** BEGIN Information provided **

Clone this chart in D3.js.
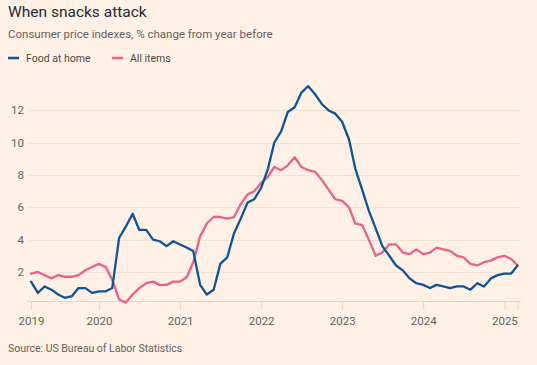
<!DOCTYPE html>
<html>
<head>
<meta charset="utf-8">
<script src="https://cdn.jsdelivr.net/npm/d3@7"></script>
<style>
  html, body { margin: 0; padding: 0; background: #fff1e5; }
  svg { display: block; }
</style>
</head>
<body>
<div id="chart"></div>
<script>
// ---- Data (monthly, Mar 2019 – Mar 2025) ----
const startYear = 2019, startMonth = 2; // March 2019 (0-based month)
const foodAtHome = [
  1.4, 0.7, 1.1, 0.9, 0.6, 0.4, 0.5, 1.0, 1.0, 0.7,              // 2019 Mar–Dec
  0.8, 0.8, 1.0, 4.1, 4.8, 5.6, 4.6, 4.6, 4.0, 3.9, 3.6, 3.9,    // 2020
  3.7, 3.5, 3.3, 1.2, 0.6, 0.9, 2.5, 2.9, 4.4, 5.3, 6.3, 6.5,    // 2021
  7.2, 8.4, 10.0, 10.7, 11.9, 12.2, 13.1, 13.5, 13.0, 12.4, 12.0, 11.8, // 2022
  11.3, 10.2, 8.4, 7.1, 5.8, 4.7, 3.6, 3.0, 2.4, 2.1, 1.6, 1.3,  // 2023
  1.2, 1.0, 1.2, 1.1, 1.0, 1.1, 1.1, 0.9, 1.3, 1.1, 1.6, 1.8,    // 2024
  1.9, 1.9, 2.4                                                   // 2025 Jan–Mar
];
const allItems = [
  1.9, 2.0, 1.8, 1.6, 1.8, 1.7, 1.7, 1.8, 2.1, 2.3,              // 2019 Mar–Dec
  2.5, 2.3, 1.5, 0.3, 0.1, 0.6, 1.0, 1.3, 1.4, 1.2, 1.2, 1.4,    // 2020
  1.4, 1.7, 2.6, 4.2, 5.0, 5.4, 5.4, 5.3, 5.4, 6.2, 6.8, 7.0,    // 2021
  7.5, 7.9, 8.5, 8.3, 8.6, 9.1, 8.5, 8.3, 8.2, 7.7, 7.1, 6.5,    // 2022
  6.4, 6.0, 5.0, 4.9, 4.0, 3.0, 3.2, 3.7, 3.7, 3.2, 3.1, 3.4,    // 2023
  3.1, 3.2, 3.5, 3.4, 3.3, 3.0, 2.9, 2.5, 2.4, 2.6, 2.7, 2.9,    // 2024
  3.0, 2.8, 2.4                                                   // 2025 Jan–Mar
];
const seriesNames = ["Food at home", "All items"];
const yTicks = [2, 4, 6, 8, 10, 12];
const xTickYears = [2019, 2020, 2021, 2022, 2023, 2024, 2025];

const titleText = "When snacks attack";
const subtitleText = "Consumer price indexes, % change from year before";
const sourceText = "Source: US Bureau of Labor Statistics";

// ---- Build ----
const W = 537, H = 365;
const colors = ["#0f5499", "#e8628a"];
const font = "Roboto, 'Noto Sans', sans-serif";

const dates = foodAtHome.map((_, i) => new Date(startYear, startMonth + i, 1));
const series = [foodAtHome, allItems].map((vals, k) => ({
  name: seriesNames[k], color: colors[k],
  values: vals.map((v, i) => ({ date: dates[i], value: v }))
}));

const svg = d3.select("#chart").append("svg").attr("width", W).attr("height", H)
  .style("background", "#fff1e5");

const x = d3.scaleTime().domain([dates[0], dates[dates.length - 1]]).range([31, 517.5]);
const y = d3.scaleLinear().domain([0.2, 13.5]).range([301, 86.2]);

// Title etc
svg.append("text").attr("x", 8).attr("y", 17)
  .style("font-family", font).style("font-size", "15.5px").style("font-weight", 400)
  .attr("fill", "#262a33").text(titleText);
svg.append("text").attr("x", 8).attr("y", 38)
  .style("font-family", font).style("font-size", "11.5px")
  .attr("fill", "#66605c").text(subtitleText);

// Legend
const legendX = [8, 112];
series.forEach((s, k) => {
  const g = svg.append("g").attr("transform", `translate(${legendX[k]},58)`);
  g.append("line").attr("x1", 0).attr("x2", 11).attr("y1", 0).attr("y2", 0)
    .attr("stroke", s.color).attr("stroke-width", 2.5);
  g.append("text").attr("x", 18).attr("y", 4)
    .style("font-family", font).style("font-size", "10.5px")
    .attr("fill", "#4d4845").text(s.name);
});

// Gridlines
svg.append("g").selectAll("line").data(yTicks).join("line")
  .attr("x1", 29).attr("x2", 521)
  .attr("y1", d => Math.round(y(d)) + 0.5).attr("y2", d => Math.round(y(d)) + 0.5)
  .attr("stroke", "#f2e3d6").attr("stroke-width", 1);

// Y labels
svg.append("g").selectAll("text").data(yTicks).join("text")
  .attr("x", 24).attr("y", d => y(d)).attr("dy", "0.35em")
  .attr("text-anchor", "end")
  .style("font-family", font).style("font-size", "11.5px")
  .attr("fill", "#66605c").text(d => d);

// X axis
const tickDates = [dates[0]].concat(xTickYears.slice(1).map(yr => new Date(yr, 0, 1))).concat([dates[dates.length - 1]]);
const xAxis = d3.axisBottom(x).tickValues(tickDates).tickSize(9).tickSizeOuter(0)
  .tickFormat((d, i) => i === 0 ? String(xTickYears[0]) : (i <= xTickYears.length - 1 ? String(xTickYears[i]) : ""));
const gx = svg.append("g").attr("transform", "translate(0,301)").call(xAxis);
gx.select(".domain").remove();
gx.selectAll(".tick line").attr("stroke", "#e6d6c8");
gx.selectAll(".tick text").style("font-family", font).style("font-size", "11.5px")
  .attr("fill", "#66605c").attr("dy", "1.05em").attr("y", 12);
svg.append("line").attr("x1", 27).attr("x2", 521).attr("y1", 301.5).attr("y2", 301.5)
  .attr("stroke", "#e6d6c8");

// Lines
const line = d3.line().x(d => x(d.date)).y(d => y(d.value)).curve(d3.curveLinear);
svg.append("g").selectAll("path").data(series.slice().reverse()).join("path")
  .attr("d", d => line(d.values))
  .attr("fill", "none").attr("stroke", d => d.color)
  .attr("stroke-width", 2.3).attr("stroke-linejoin", "round").attr("stroke-linecap", "round");

// Source
svg.append("text").attr("x", 8).attr("y", 352)
  .style("font-family", font).style("font-size", "10.5px")
  .attr("fill", "#66605c").text(sourceText);
</script>
</body>
</html>
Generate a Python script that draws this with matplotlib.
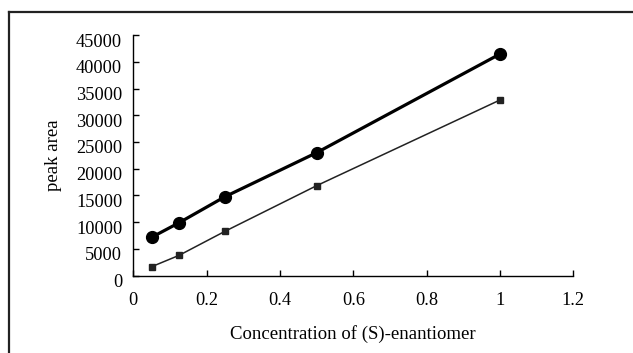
import matplotlib
matplotlib.use('Agg')
import matplotlib.pyplot as plt
from matplotlib.lines import Line2D
from matplotlib.transforms import ScaledTranslation

# concentration of (S)-enantiomer
conc = [0.05, 0.125, 0.25, 0.5, 1.0]
# peak area, two series
area_circle = [7180, 9910, 14770, 23000, 41450]
area_square = [1680, 3810, 8300, 16830, 32850]

x_ticks = [0, 0.2, 0.4, 0.6, 0.8, 1.0, 1.2]
x_ticklabels = ['0', '0.2', '0.4', '0.6', '0.8', '1', '1.2']
y_ticks = [0, 5000, 10000, 15000, 20000, 25000, 30000, 35000, 40000, 45000]

plt.rcParams['font.family'] = ['Liberation Serif', 'DejaVu Serif']

fig = plt.figure(figsize=(6.33, 3.53), dpi=100)
ax = fig.add_axes([0.2106, 0.219, 0.6951, 0.6818])

ax.plot(conc, area_circle, color='black', lw=2.3, marker='o', ms=8.5)
ax.plot(conc, area_square, color='#222222', lw=1.1, marker='s', ms=4.5)

ax.set_xlim(0, 1.2)
ax.set_ylim(0, 45000)
ax.set_xticks(x_ticks)
ax.set_xticklabels(x_ticklabels)
ax.set_yticks(y_ticks)
ax.tick_params(axis='both', direction='in', length=4, width=1, labelsize=13.2)
ax.tick_params(axis='x', pad=12)
ax.tick_params(axis='y', pad=8)
for s in ['top', 'right']:
    ax.spines[s].set_visible(False)
for s in ['left', 'bottom']:
    ax.spines[s].set_linewidth(1)

# y tick labels sit a bit below their ticks in the original
shift = ScaledTranslation(0, -5 / 100, fig.dpi_scale_trans)
for lab in ax.get_yticklabels():
    lab.set_transform(lab.get_transform() + shift)

ax.set_xlabel('Concentration of (S)-enantiomer', fontsize=13.5, labelpad=11)
ax.set_ylabel('peak area', fontsize=13.5, labelpad=10)

# outer frame (only left and top edges visible in the crop)
fx = 9 / 633
fy = 1 - 12 / 353
fig.add_artist(Line2D([fx, fx], [fy, -0.1], transform=fig.transFigure, color='#222222', lw=1.6))
fig.add_artist(Line2D([fx, 1.1], [fy, fy], transform=fig.transFigure, color='#222222', lw=1.6))

fig.savefig('out.png', dpi=100)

** END Information provided **

## What the task asks
Starting at the line containing "Generate a Python" and ending at the line containing "from matplotlib.transforms import", copy those lines exactly, both included, and nothing more. Leave out any picture.

## Answer to the problem
Generate a Python script that draws this with matplotlib.
import matplotlib
matplotlib.use('Agg')
import matplotlib.pyplot as plt
from matplotlib.lines import Line2D
from matplotlib.transforms import ScaledTranslation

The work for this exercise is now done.